The United Nations praised yesterday a step by a US Senate
committee to cut greenhouse gas emissions in the world's top carbon
emitter even as Washington reaffirmed opposition to caps.
"That's a very encouraging sign from the United States," Yvo de
Boer, head of the UN Climate Change Secretariat, said at 190-nation
UN talks in Bali, Indonesia, of a vote by the Senate Environment
and Public Works Committee.
His comments rubbed in the isolation of President George W.
Bush's administration at the December 3-14 talks. Australia's new
government ratified the Kyoto Protocol on Monday, leaving the
United States as the only developed nation outside the pact.

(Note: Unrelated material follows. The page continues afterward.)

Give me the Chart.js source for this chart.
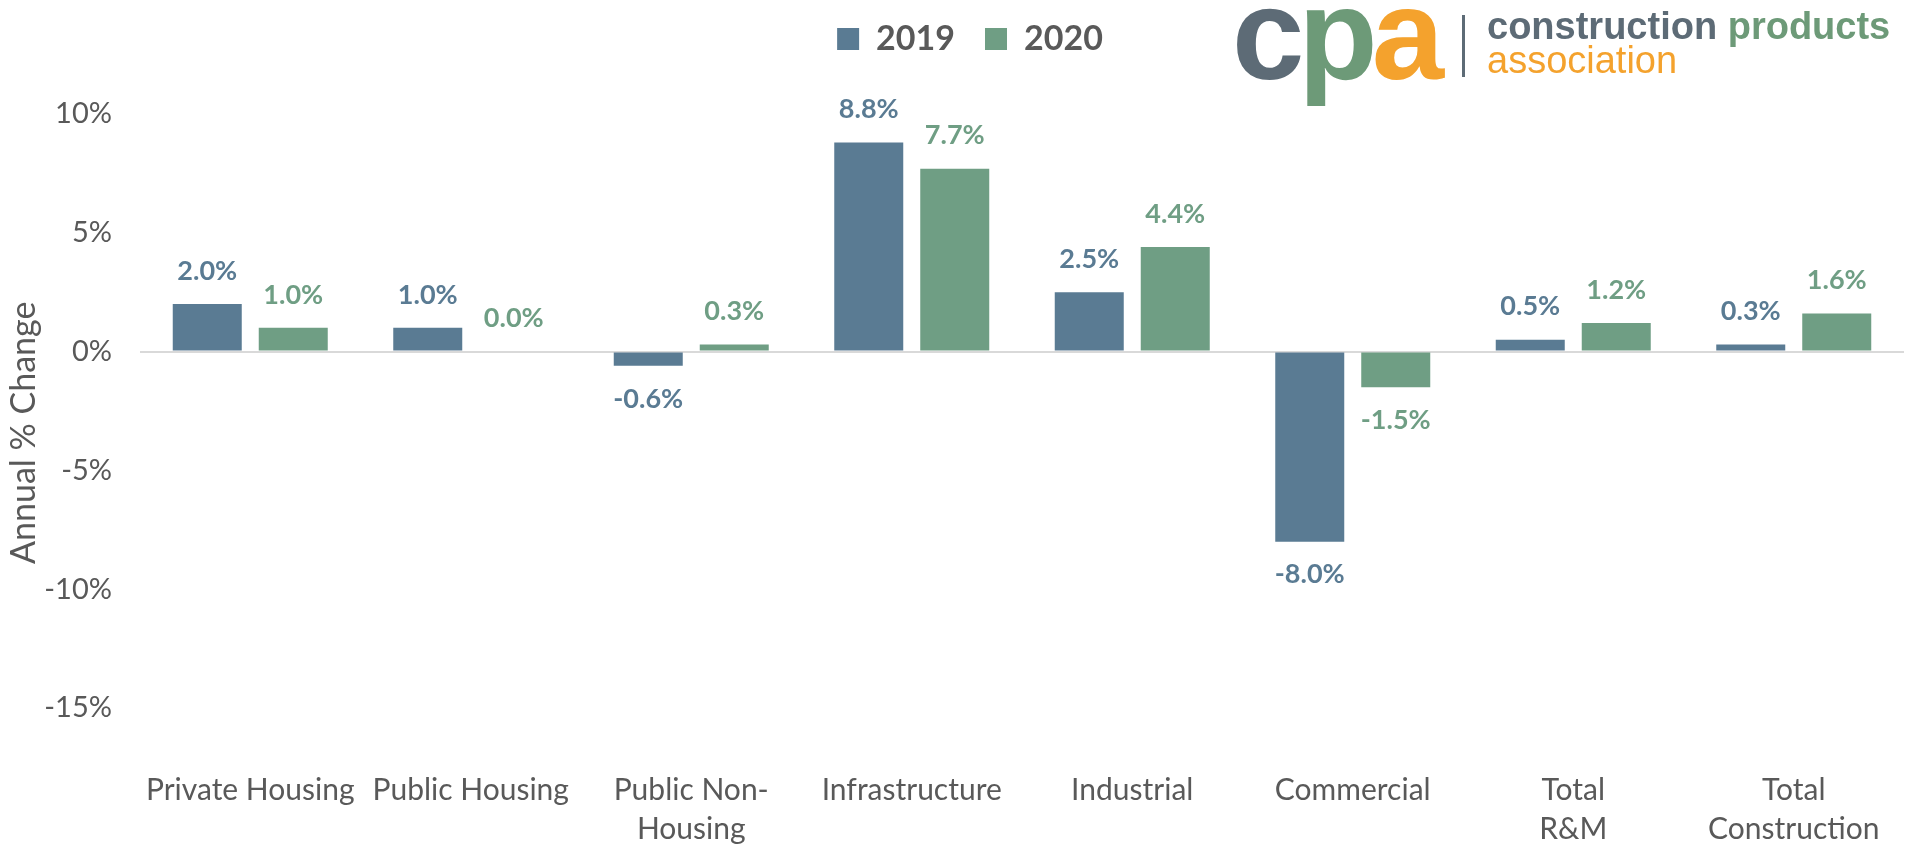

In Washington, the Senate committee voted 11-8 on Wednesday for
legislation outlining a cap-and-trade system for industry, power
generators and transport. The bill is headed for debate in the full
Senate.
"It will not alter our position here," US chief climate
negotiator Harlan Watson told reporters in Bali of the vote. Bush
has opposed mandatory caps on emissions, favoring instead big
investments in clean technologies.
And Watson said Washington was pushing ahead with its own track
by inviting big economies to Honolulu, Hawaii, next month for
climate change talks after a first Washington meeting in September.
He said he believed the dates were Jan. 29 and 30.
Bush wants 17 big emitters, accounting for more than 80 percent
of world greenhouse gases, to agree to new climate goals by the end
of 2008 - just before Bush leaves office - and feed into a new UN
pact meant to be agreed by the end of 2009.